### Directions
Can you transcribe every line exactly and leave the pictures behind?

** Start Data **

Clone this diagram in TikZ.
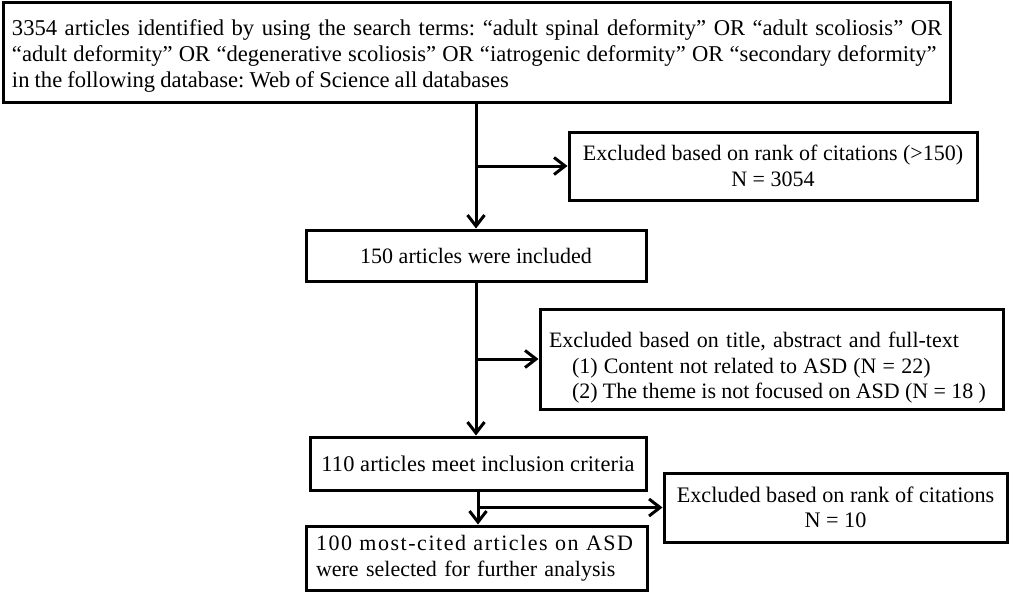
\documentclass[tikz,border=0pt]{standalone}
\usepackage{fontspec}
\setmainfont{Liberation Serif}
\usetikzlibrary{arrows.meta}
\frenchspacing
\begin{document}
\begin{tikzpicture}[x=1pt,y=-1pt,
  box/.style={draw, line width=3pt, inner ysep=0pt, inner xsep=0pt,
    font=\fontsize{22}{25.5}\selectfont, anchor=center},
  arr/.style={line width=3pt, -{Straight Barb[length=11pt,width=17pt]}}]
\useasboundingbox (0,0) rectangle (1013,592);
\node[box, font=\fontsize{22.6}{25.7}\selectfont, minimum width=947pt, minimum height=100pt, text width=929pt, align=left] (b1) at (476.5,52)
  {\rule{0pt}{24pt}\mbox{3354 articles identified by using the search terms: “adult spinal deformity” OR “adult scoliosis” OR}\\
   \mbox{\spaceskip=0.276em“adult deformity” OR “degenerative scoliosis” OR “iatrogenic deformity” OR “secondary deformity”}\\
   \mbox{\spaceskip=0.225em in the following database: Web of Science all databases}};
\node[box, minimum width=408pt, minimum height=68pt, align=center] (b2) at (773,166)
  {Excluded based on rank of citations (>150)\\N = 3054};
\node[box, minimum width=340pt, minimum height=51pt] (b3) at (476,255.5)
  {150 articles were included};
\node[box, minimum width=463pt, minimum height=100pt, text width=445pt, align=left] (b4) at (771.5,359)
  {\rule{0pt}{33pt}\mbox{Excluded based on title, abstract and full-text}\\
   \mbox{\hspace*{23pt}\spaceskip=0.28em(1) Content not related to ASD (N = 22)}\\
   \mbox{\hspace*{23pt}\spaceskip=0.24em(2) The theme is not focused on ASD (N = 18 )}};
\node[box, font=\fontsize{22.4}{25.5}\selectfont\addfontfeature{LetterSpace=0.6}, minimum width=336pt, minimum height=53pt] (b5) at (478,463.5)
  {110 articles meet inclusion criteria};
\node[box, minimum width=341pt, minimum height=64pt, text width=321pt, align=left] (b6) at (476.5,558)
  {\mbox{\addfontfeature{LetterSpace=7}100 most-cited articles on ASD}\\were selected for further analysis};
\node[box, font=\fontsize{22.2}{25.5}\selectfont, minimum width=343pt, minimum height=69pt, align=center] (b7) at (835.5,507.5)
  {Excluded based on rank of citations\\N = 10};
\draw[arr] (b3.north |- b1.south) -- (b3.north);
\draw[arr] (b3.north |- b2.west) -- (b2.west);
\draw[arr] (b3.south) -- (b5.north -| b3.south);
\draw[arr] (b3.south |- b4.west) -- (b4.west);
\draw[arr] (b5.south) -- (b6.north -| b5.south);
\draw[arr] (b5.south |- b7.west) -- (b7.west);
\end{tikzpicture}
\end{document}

** End Data **

### Exercise result
Clone this diagram in TikZ.
\documentclass[tikz,border=0pt]{standalone}
\usepackage{fontspec}
\setmainfont{Liberation Serif}
\usetikzlibrary{arrows.meta}
\frenchspacing
\begin{document}
\begin{tikzpicture}[x=1pt,y=-1pt,
  box/.style={draw, line width=3pt, inner ysep=0pt, inner xsep=0pt,
    font=\fontsize{22}{25.5}\selectfont, anchor=center},
  arr/.style={line width=3pt, -{Straight Barb[length=11pt,width=17pt]}}]
\useasboundingbox (0,0) rectangle (1013,592);
\node[box, font=\fontsize{22.6}{25.7}\selectfont, minimum width=947pt, minimum height=100pt, text width=929pt, align=left] (b1) at (476.5,52)
  {\rule{0pt}{24pt}\mbox{3354 articles identified by using the search terms: “adult spinal deformity” OR “adult scoliosis” OR}\\
   \mbox{\spaceskip=0.276em“adult deformity” OR “degenerative scoliosis” OR “iatrogenic deformity” OR “secondary deformity”}\\
   \mbox{\spaceskip=0.225em in the following database: Web of Science all databases}};
\node[box, minimum width=408pt, minimum height=68pt, align=center] (b2) at (773,166)
  {Excluded based on rank of citations (>150)\\N = 3054};
\node[box, minimum width=340pt, minimum height=51pt] (b3) at (476,255.5)
  {150 articles were included};
\node[box, minimum width=463pt, minimum height=100pt, text width=445pt, align=left] (b4) at (771.5,359)
  {\rule{0pt}{33pt}\mbox{Excluded based on title, abstract and full-text}\\
   \mbox{\hspace*{23pt}\spaceskip=0.28em(1) Content not related to ASD (N = 22)}\\
   \mbox{\hspace*{23pt}\spaceskip=0.24em(2) The theme is not focused on ASD (N = 18 )}};
\node[box, font=\fontsize{22.4}{25.5}\selectfont\addfontfeature{LetterSpace=0.6}, minimum width=336pt, minimum height=53pt] (b5) at (478,463.5)
  {110 articles meet inclusion criteria};
\node[box, minimum width=341pt, minimum height=64pt, text width=321pt, align=left] (b6) at (476.5,558)
  {\mbox{\addfontfeature{LetterSpace=7}100 most-cited articles on ASD}\\were selected for further analysis};
\node[box, font=\fontsize{22.2}{25.5}\selectfont, minimum width=343pt, minimum height=69pt, align=center] (b7) at (835.5,507.5)
  {Excluded based on rank of citations\\N = 10};
\draw[arr] (b3.north |- b1.south) -- (b3.north);
\draw[arr] (b3.north |- b2.west) -- (b2.west);
\draw[arr] (b3.south) -- (b5.north -| b3.south);
\draw[arr] (b3.south |- b4.west) -- (b4.west);
\draw[arr] (b5.south) -- (b6.north -| b5.south);
\draw[arr] (b5.south |- b7.west) -- (b7.west);
\end{tikzpicture}
\end{document}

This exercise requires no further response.